THE PROBLEM: Reproduce exactly the lines starting at the line that contains "Output the LaTeX" and ending at the line that contains "-- (sys.north |- 0,\yy) -- (sys.north);". Omit pictures.

________________________

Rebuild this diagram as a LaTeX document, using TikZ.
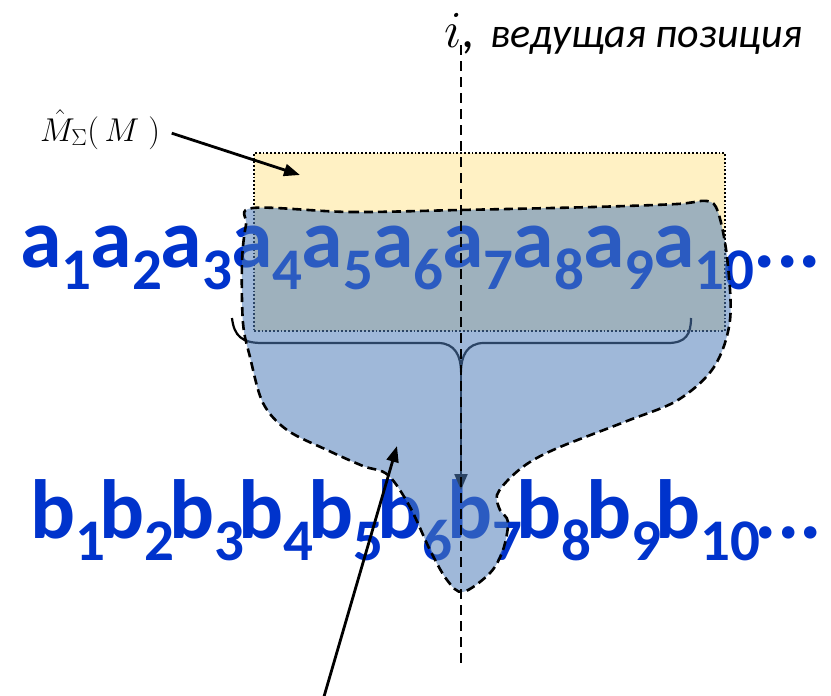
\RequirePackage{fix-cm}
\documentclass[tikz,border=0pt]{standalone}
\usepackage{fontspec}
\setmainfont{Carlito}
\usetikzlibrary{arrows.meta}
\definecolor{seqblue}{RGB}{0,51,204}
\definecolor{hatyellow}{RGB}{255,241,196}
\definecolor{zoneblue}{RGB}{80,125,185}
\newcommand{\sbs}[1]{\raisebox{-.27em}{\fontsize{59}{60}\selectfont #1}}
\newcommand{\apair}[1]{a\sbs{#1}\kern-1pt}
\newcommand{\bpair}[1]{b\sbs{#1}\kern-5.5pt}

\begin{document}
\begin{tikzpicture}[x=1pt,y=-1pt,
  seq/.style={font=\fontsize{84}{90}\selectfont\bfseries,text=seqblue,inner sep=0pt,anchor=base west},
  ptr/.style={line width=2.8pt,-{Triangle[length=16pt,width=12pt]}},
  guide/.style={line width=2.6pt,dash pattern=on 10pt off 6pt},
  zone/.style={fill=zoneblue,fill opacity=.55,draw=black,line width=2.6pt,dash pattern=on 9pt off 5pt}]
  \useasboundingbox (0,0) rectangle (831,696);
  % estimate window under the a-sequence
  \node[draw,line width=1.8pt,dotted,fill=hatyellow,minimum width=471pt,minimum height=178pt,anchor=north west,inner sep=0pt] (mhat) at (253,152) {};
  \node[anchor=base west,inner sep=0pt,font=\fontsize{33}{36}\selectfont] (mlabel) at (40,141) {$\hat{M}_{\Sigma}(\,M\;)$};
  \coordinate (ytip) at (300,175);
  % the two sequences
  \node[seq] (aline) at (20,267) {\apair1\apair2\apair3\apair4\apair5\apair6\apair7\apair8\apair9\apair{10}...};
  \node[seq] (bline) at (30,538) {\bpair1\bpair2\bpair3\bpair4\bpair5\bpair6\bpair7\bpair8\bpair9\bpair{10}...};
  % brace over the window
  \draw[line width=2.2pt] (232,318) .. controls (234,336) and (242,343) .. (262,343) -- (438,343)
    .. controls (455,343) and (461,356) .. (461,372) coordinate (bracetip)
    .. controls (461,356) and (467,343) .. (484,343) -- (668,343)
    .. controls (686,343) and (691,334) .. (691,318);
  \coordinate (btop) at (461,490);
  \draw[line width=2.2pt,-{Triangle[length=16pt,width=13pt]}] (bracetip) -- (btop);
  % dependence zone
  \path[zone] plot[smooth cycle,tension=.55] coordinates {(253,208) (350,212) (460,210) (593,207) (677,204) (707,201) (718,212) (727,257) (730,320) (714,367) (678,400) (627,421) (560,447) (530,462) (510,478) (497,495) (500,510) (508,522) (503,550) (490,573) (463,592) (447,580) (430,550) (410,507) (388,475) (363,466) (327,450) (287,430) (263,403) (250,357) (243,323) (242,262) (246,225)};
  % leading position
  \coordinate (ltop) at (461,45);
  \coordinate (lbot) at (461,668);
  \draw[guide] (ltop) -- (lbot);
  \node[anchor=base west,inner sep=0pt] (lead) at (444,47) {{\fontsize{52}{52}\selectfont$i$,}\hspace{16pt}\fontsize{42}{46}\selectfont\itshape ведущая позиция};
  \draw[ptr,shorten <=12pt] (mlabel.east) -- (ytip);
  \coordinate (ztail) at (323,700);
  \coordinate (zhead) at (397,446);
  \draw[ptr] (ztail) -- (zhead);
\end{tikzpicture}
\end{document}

________________________

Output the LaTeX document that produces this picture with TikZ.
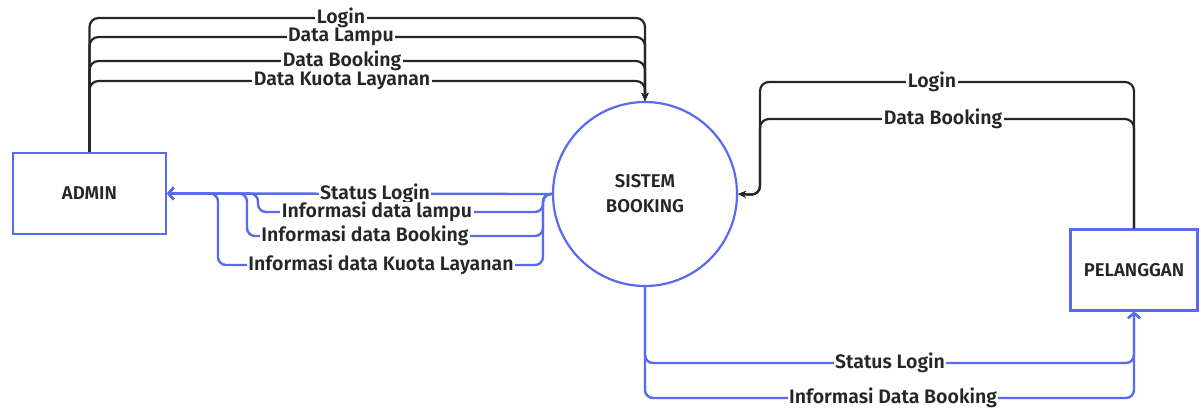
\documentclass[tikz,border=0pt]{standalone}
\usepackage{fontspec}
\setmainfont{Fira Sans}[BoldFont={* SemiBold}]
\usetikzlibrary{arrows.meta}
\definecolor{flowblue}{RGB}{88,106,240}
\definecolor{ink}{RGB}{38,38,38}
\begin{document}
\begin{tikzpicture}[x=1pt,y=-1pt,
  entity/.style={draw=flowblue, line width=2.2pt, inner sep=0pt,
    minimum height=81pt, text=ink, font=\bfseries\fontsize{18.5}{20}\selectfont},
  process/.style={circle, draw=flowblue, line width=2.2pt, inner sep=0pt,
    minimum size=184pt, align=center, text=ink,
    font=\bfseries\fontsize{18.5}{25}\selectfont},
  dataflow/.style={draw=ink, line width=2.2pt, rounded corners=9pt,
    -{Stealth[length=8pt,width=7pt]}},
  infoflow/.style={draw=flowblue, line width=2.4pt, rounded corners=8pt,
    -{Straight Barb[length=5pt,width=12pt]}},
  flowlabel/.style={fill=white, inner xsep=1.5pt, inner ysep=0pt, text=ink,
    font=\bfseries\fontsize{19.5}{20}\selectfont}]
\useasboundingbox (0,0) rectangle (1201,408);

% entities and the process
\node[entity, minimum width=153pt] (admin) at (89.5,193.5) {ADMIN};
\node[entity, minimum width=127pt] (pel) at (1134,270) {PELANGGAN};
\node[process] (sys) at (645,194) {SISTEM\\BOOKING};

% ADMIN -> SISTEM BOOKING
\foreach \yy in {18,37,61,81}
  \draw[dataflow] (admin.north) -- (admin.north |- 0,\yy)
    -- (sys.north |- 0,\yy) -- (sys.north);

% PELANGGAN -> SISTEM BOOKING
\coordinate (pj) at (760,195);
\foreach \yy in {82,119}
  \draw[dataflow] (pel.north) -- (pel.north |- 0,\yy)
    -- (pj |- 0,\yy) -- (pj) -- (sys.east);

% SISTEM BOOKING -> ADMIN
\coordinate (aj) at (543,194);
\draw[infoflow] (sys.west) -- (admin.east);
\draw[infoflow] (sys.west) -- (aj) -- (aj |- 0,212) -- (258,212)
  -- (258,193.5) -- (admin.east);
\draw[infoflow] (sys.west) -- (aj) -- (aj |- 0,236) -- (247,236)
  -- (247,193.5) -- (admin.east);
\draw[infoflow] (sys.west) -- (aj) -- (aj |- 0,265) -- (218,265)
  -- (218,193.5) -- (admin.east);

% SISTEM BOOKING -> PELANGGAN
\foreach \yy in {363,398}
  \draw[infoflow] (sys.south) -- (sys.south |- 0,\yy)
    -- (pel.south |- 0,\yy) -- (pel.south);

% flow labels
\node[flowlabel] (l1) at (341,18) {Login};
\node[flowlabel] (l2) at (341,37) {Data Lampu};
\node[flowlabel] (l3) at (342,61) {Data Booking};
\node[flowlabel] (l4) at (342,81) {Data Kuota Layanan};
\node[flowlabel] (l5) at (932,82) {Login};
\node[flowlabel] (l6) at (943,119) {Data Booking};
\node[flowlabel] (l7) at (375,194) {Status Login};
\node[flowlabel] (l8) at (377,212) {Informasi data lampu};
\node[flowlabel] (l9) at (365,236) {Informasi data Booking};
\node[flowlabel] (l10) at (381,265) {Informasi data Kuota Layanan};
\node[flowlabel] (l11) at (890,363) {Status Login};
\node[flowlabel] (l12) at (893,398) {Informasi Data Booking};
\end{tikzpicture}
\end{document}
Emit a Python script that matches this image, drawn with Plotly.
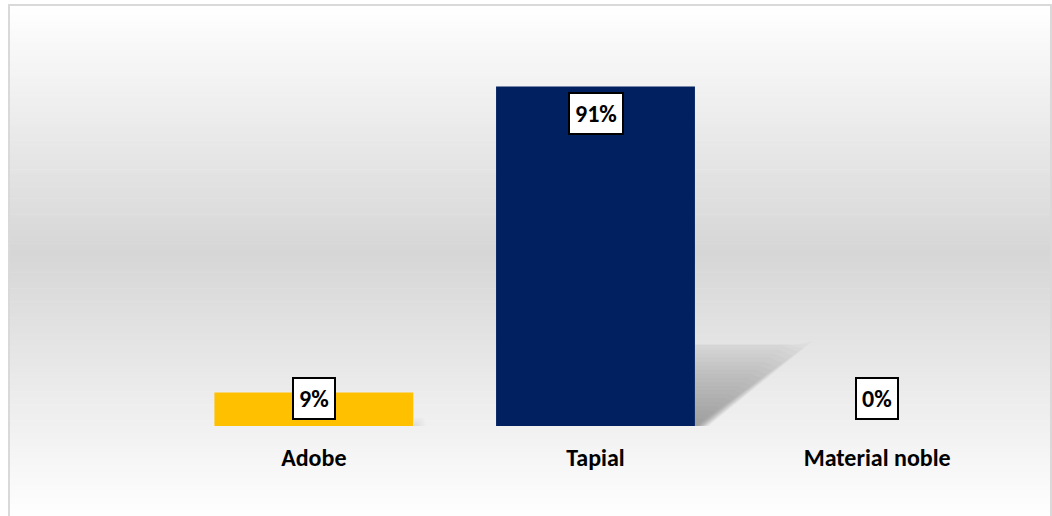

________________________

OUTPUT OF THE TASK:
Output the LaTeX document that produces this picture with TikZ.
\documentclass[tikz,border=0pt]{standalone}
\usepackage{fontspec}
\setmainfont{Fira Sans}[BoldFont={* SemiBold}]
\usetikzlibrary{arrows.meta}
\definecolor{flowblue}{RGB}{88,106,240}
\definecolor{ink}{RGB}{38,38,38}
\begin{document}
\begin{tikzpicture}[x=1pt,y=-1pt,
  entity/.style={draw=flowblue, line width=2.2pt, inner sep=0pt,
    minimum height=81pt, text=ink, font=\bfseries\fontsize{18.5}{20}\selectfont},
  process/.style={circle, draw=flowblue, line width=2.2pt, inner sep=0pt,
    minimum size=184pt, align=center, text=ink,
    font=\bfseries\fontsize{18.5}{25}\selectfont},
  dataflow/.style={draw=ink, line width=2.2pt, rounded corners=9pt,
    -{Stealth[length=8pt,width=7pt]}},
  infoflow/.style={draw=flowblue, line width=2.4pt, rounded corners=8pt,
    -{Straight Barb[length=5pt,width=12pt]}},
  flowlabel/.style={fill=white, inner xsep=1.5pt, inner ysep=0pt, text=ink,
    font=\bfseries\fontsize{19.5}{20}\selectfont}]
\useasboundingbox (0,0) rectangle (1201,408);

% entities and the process
\node[entity, minimum width=153pt] (admin) at (89.5,193.5) {ADMIN};
\node[entity, minimum width=127pt] (pel) at (1134,270) {PELANGGAN};
\node[process] (sys) at (645,194) {SISTEM\\BOOKING};

% ADMIN -> SISTEM BOOKING
\foreach \yy in {18,37,61,81}
  \draw[dataflow] (admin.north) -- (admin.north |- 0,\yy)
    -- (sys.north |- 0,\yy) -- (sys.north);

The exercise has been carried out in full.